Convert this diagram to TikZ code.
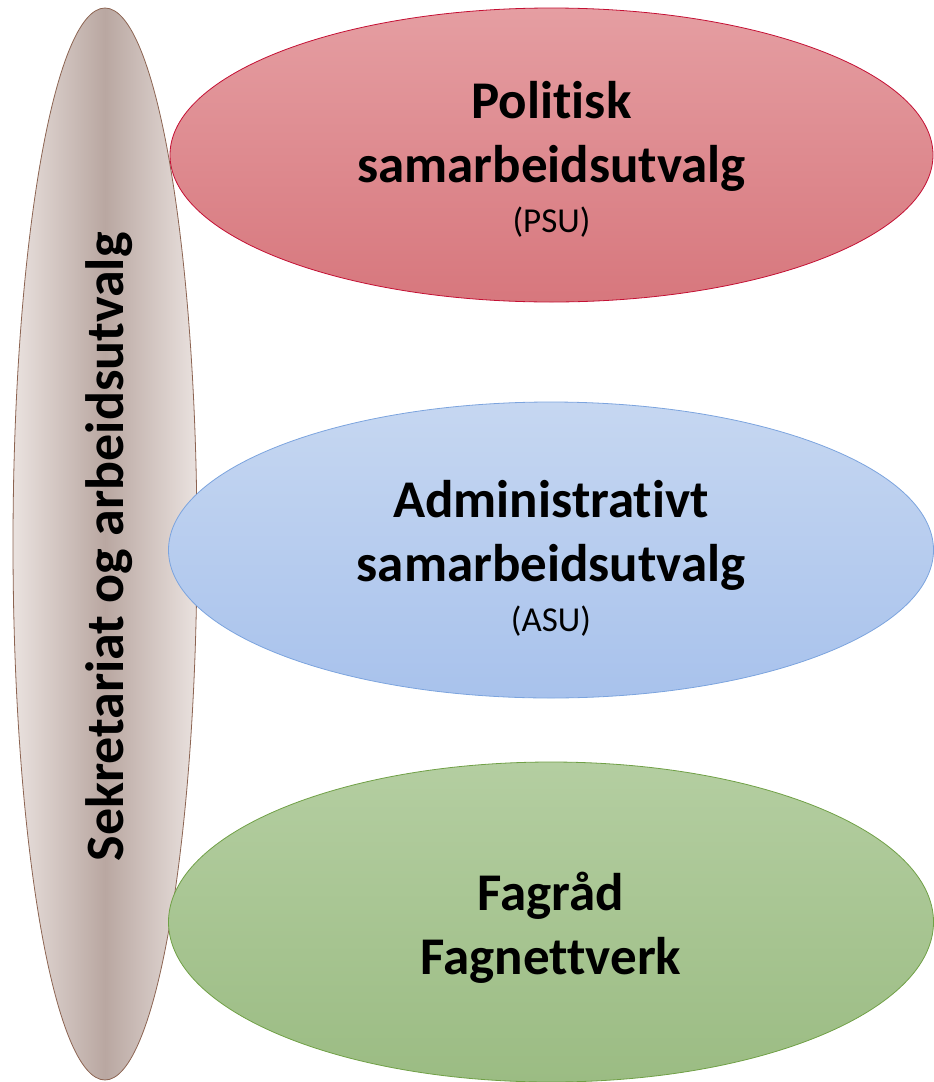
\documentclass[tikz,border=0pt]{standalone}
\usepackage{fontspec}
\setmainfont{Carlito}[Ligatures=CommonOff]
\usetikzlibrary{shapes.geometric}
\definecolor{psutop}{RGB}{229,158,162}
\definecolor{psubot}{RGB}{215,119,125}
\definecolor{psuline}{RGB}{196,16,52}
\definecolor{asutop}{RGB}{198,215,241}
\definecolor{asubot}{RGB}{168,194,236}
\definecolor{asuline}{RGB}{124,164,222}
\definecolor{fagtop}{RGB}{180,206,161}
\definecolor{fagbot}{RGB}{155,188,131}
\definecolor{fagline}{RGB}{112,160,70}
\definecolor{sekrlight}{RGB}{234,226,223}
\definecolor{sekrdark}{RGB}{185,167,161}
\definecolor{sekrline}{RGB}{140,100,82}
\newcommand{\unitabbr}[1]{{\fontsize{35}{40}\selectfont\mdseries #1}}
\begin{document}
\begin{tikzpicture}[
        x=1pt, y=-1pt,
        oval/.style={ellipse, draw, inner sep=0pt, line width=0.8pt},
        big text/.style={font=\fontsize{53}{64}\selectfont\bfseries, align=center}
        ]
        \useasboundingbox (0,0) rectangle (934,1082);
        % Side
        \node[oval, draw=sekrline, left color=sekrlight, right color=sekrlight,
            middle color=sekrdark, minimum width=184, minimum height=1072]
            (sekr) at (105,544) {};
        \node[big text, font=\fontsize{54}{64}\selectfont\bfseries, rotate=90,
            anchor=base] (sekrtext) at (123,547) {Sekretariat og arbeidsutvalg};
        % Ovals
        \node[oval, draw=psuline, top color=psutop, bottom color=psubot,
            minimum width=763, minimum height=294] (psu) at (551.5,155) {};
        \node[oval, draw=asuline, top color=asutop, bottom color=asubot,
            minimum width=765, minimum height=296] (asu) at (551,550) {};
        \node[oval, draw=fagline, top color=fagtop, bottom color=fagbot,
            minimum width=765, minimum height=320] (fag) at (551,922) {};
        % Texts
        \node[big text] (psutext) at ([yshift=-4pt]psu.center)
            {Politisk\\samarbeidsutvalg\\[-14pt]\unitabbr{(PSU)}};
        \node[big text] (asutext) at ([yshift=-8pt]asu.center)
            {Administrativt\\samarbeidsutvalg\\[-14pt]\unitabbr{(ASU)}};
        \node[big text] (fagtext) at ([yshift=-6pt]fag.center)
            {Fagråd\\Fagnettverk};
    \end{tikzpicture}
\end{document}
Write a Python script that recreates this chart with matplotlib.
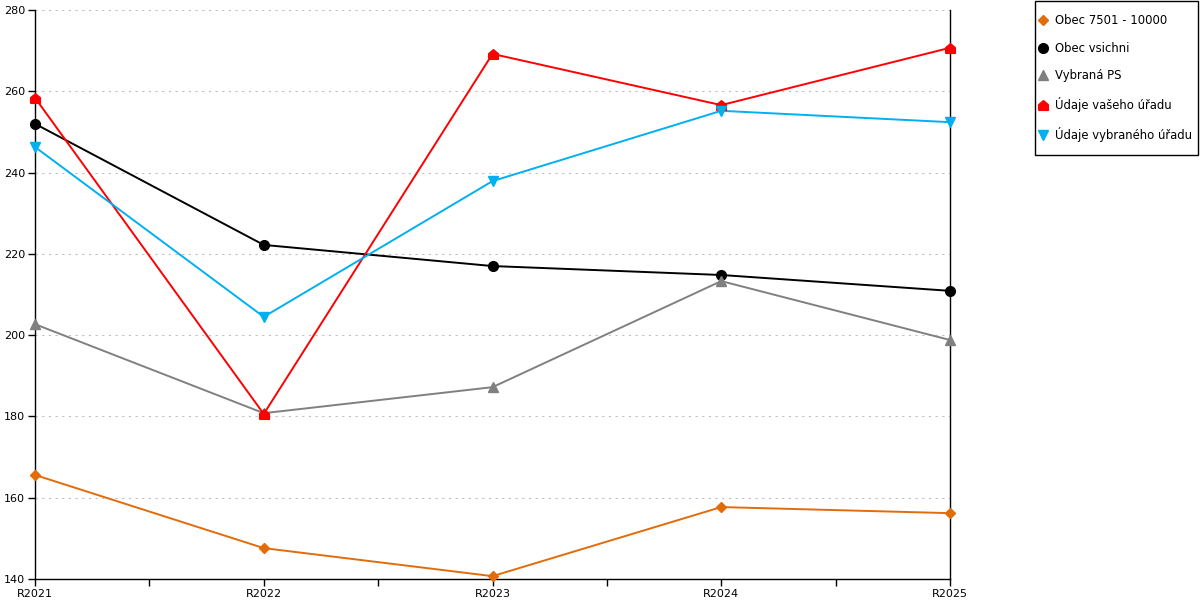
import numpy as np
import matplotlib
matplotlib.use("Agg")
import matplotlib.pyplot as plt
from matplotlib.patches import Rectangle
from matplotlib.ticker import MultipleLocator

years = ["R2021", "R2022", "R2023", "R2024", "R2025"]

obec_7501 = [165.6, 147.6, 140.7, 157.7, 156.2]
obec_vsichni = [252.0, 222.2, 217.0, 214.8, 210.9]
vybrana_ps = [202.7, 180.8, 187.2, 213.3, 198.8]
vas_urad = [258.4, 180.6, 269.2, 256.6, 270.7]
vybrany_urad = [246.3, 204.5, 237.9, 255.2, 252.4]

labels = ["Obec 7501 - 10000", "Obec vsichni", "Vybraná PS",
          "Údaje vašeho úřadu", "Údaje vybraného úřadu"]

# house shaped marker for the red series
house = [(-1, -1), (1, -1), (1, 0.15), (0, 1), (-1, 0.15), (-1, -1)]

series = [
    (obec_7501, "#e36c0a", "D", 5.5),
    (obec_vsichni, "#000000", "o", 7),
    (vybrana_ps, "#808080", "^", 7),
    (vas_urad, "#ff0000", house, 7),
    (vybrany_urad, "#00b0f0", "v", 7),
]

plt.rcParams['font.family'] = ['DejaVu Sans']
fig = plt.figure(figsize=(12, 6), dpi=100)
ax = fig.add_axes([35/1200, 21/600, 915/1200, 569/600])

x = np.arange(len(years))
handles = []
for (vals, col, mk, ms), lab in zip(series, labels):
    ax.plot(x, vals, color=col, lw=1.4, zorder=3, clip_on=False)
    ax.plot(x, vals, ls="none", marker=mk, ms=ms, color=col, mec=col,
            zorder=4, clip_on=False)
    h, = ax.plot([], [], ls="none", marker=mk, ms=ms, color=col, mec=col, label=lab)
    handles.append(h)

ax.set_xlim(0, len(years) - 1)
ax.set_ylim(140, 280)
ax.set_xticks(x)
ax.set_xticklabels(years, fontsize=8)
ax.xaxis.set_minor_locator(MultipleLocator(0.5))
ax.yaxis.set_major_locator(MultipleLocator(20))
ax.tick_params(axis="y", labelsize=8, length=5, width=1, pad=2)
ax.tick_params(axis="x", which="both", length=5, width=1, pad=2)
ax.grid(axis="y", color="#c0c0c0", ls=(0, (2, 4)), lw=0.8)
ax.set_axisbelow(True)
ax.spines["top"].set_visible(False)
for s in ["left", "right", "bottom"]:
    ax.spines[s].set_linewidth(1)
    ax.spines[s].set_color("black")

# legend without frame, box drawn separately (uneven padding in the original)
fig.legend(handles=handles, loc="upper left",
           bbox_to_anchor=(1039/1200, 1 - 14/600), fontsize=8.4,
           frameon=False, handlelength=0.7, handletextpad=0.65,
           labelspacing=1.26, borderpad=0, borderaxespad=0)
fig.patches.append(Rectangle((1035/1200, 1 - 155/600), 163/1200, 154/600,
                             transform=fig.transFigure, fill=False,
                             edgecolor="black", lw=1))

fig.savefig("out.png", dpi=100)
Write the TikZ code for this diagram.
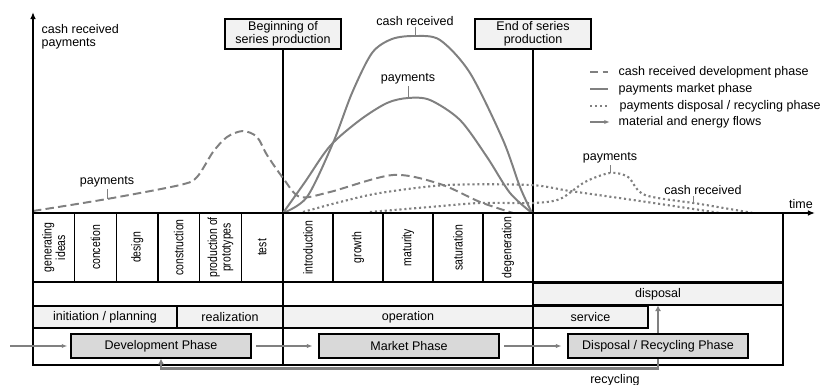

--- Set exercise ---
Reproduce every record above exactly, omitting the pictures.

--- Answer ---
Convert this diagram to TikZ code.
\documentclass[tikz,border=0pt]{standalone}
\usepackage{fontspec}
\setmainfont{Carlito}[Ligatures=CommonOff]
\usetikzlibrary{shapes.geometric}
\definecolor{psutop}{RGB}{229,158,162}
\definecolor{psubot}{RGB}{215,119,125}
\definecolor{psuline}{RGB}{196,16,52}
\definecolor{asutop}{RGB}{198,215,241}
\definecolor{asubot}{RGB}{168,194,236}
\definecolor{asuline}{RGB}{124,164,222}
\definecolor{fagtop}{RGB}{180,206,161}
\definecolor{fagbot}{RGB}{155,188,131}
\definecolor{fagline}{RGB}{112,160,70}
\definecolor{sekrlight}{RGB}{234,226,223}
\definecolor{sekrdark}{RGB}{185,167,161}
\definecolor{sekrline}{RGB}{140,100,82}
\newcommand{\unitabbr}[1]{{\fontsize{35}{40}\selectfont\mdseries #1}}
\begin{document}
\begin{tikzpicture}[
        x=1pt, y=-1pt,
        oval/.style={ellipse, draw, inner sep=0pt, line width=0.8pt},
        big text/.style={font=\fontsize{53}{64}\selectfont\bfseries, align=center}
        ]
        \useasboundingbox (0,0) rectangle (934,1082);
        % Side
        \node[oval, draw=sekrline, left color=sekrlight, right color=sekrlight,
            middle color=sekrdark, minimum width=184, minimum height=1072]
            (sekr) at (105,544) {};
        \node[big text, font=\fontsize{54}{64}\selectfont\bfseries, rotate=90,
            anchor=base] (sekrtext) at (123,547) {Sekretariat og arbeidsutvalg};
        % Ovals
        \node[oval, draw=psuline, top color=psutop, bottom color=psubot,
            minimum width=763, minimum height=294] (psu) at (551.5,155) {};
        \node[oval, draw=asuline, top color=asutop, bottom color=asubot,
            minimum width=765, minimum height=296] (asu) at (551,550) {};
        \node[oval, draw=fagline, top color=fagtop, bottom color=fagbot,
            minimum width=765, minimum height=320] (fag) at (551,922) {};
        % Texts
        \node[big text] (psutext) at ([yshift=-4pt]psu.center)
            {Politisk\\samarbeidsutvalg\\[-14pt]\unitabbr{(PSU)}};
        \node[big text] (asutext) at ([yshift=-8pt]asu.center)
            {Administrativt\\samarbeidsutvalg\\[-14pt]\unitabbr{(ASU)}};
        \node[big text] (fagtext) at ([yshift=-6pt]fag.center)
            {Fagråd\\Fagnettverk};
    \end{tikzpicture}
\end{document}
Write a Python script that recreates this chart with matplotlib.
import numpy as np
import matplotlib
matplotlib.use("Agg")
import matplotlib.pyplot as plt
from matplotlib.patches import Rectangle
from matplotlib.ticker import MultipleLocator

years = ["R2021", "R2022", "R2023", "R2024", "R2025"]

obec_7501 = [165.6, 147.6, 140.7, 157.7, 156.2]
obec_vsichni = [252.0, 222.2, 217.0, 214.8, 210.9]
vybrana_ps = [202.7, 180.8, 187.2, 213.3, 198.8]
vas_urad = [258.4, 180.6, 269.2, 256.6, 270.7]
vybrany_urad = [246.3, 204.5, 237.9, 255.2, 252.4]

labels = ["Obec 7501 - 10000", "Obec vsichni", "Vybraná PS",
          "Údaje vašeho úřadu", "Údaje vybraného úřadu"]

# house shaped marker for the red series
house = [(-1, -1), (1, -1), (1, 0.15), (0, 1), (-1, 0.15), (-1, -1)]

series = [
    (obec_7501, "#e36c0a", "D", 5.5),
    (obec_vsichni, "#000000", "o", 7),
    (vybrana_ps, "#808080", "^", 7),
    (vas_urad, "#ff0000", house, 7),
    (vybrany_urad, "#00b0f0", "v", 7),
]

plt.rcParams['font.family'] = ['DejaVu Sans']
fig = plt.figure(figsize=(12, 6), dpi=100)
ax = fig.add_axes([35/1200, 21/600, 915/1200, 569/600])

x = np.arange(len(years))
handles = []
for (vals, col, mk, ms), lab in zip(series, labels):
    ax.plot(x, vals, color=col, lw=1.4, zorder=3, clip_on=False)
    ax.plot(x, vals, ls="none", marker=mk, ms=ms, color=col, mec=col,
            zorder=4, clip_on=False)
    h, = ax.plot([], [], ls="none", marker=mk, ms=ms, color=col, mec=col, label=lab)
    handles.append(h)

ax.set_xlim(0, len(years) - 1)
ax.set_ylim(140, 280)
ax.set_xticks(x)
ax.set_xticklabels(years, fontsize=8)
ax.xaxis.set_minor_locator(MultipleLocator(0.5))
ax.yaxis.set_major_locator(MultipleLocator(20))
ax.tick_params(axis="y", labelsize=8, length=5, width=1, pad=2)
ax.tick_params(axis="x", which="both", length=5, width=1, pad=2)
ax.grid(axis="y", color="#c0c0c0", ls=(0, (2, 4)), lw=0.8)
ax.set_axisbelow(True)
ax.spines["top"].set_visible(False)
for s in ["left", "right", "bottom"]:
    ax.spines[s].set_linewidth(1)
    ax.spines[s].set_color("black")

# legend without frame, box drawn separately (uneven padding in the original)
fig.legend(handles=handles, loc="upper left",
           bbox_to_anchor=(1039/1200, 1 - 14/600), fontsize=8.4,
           frameon=False, handlelength=0.7, handletextpad=0.65,
           labelspacing=1.26, borderpad=0, borderaxespad=0)
fig.patches.append(Rectangle((1035/1200, 1 - 155/600), 163/1200, 154/600,
                             transform=fig.transFigure, fill=False,
                             edgecolor="black", lw=1))

fig.savefig("out.png", dpi=100)
Write the TikZ code for this diagram.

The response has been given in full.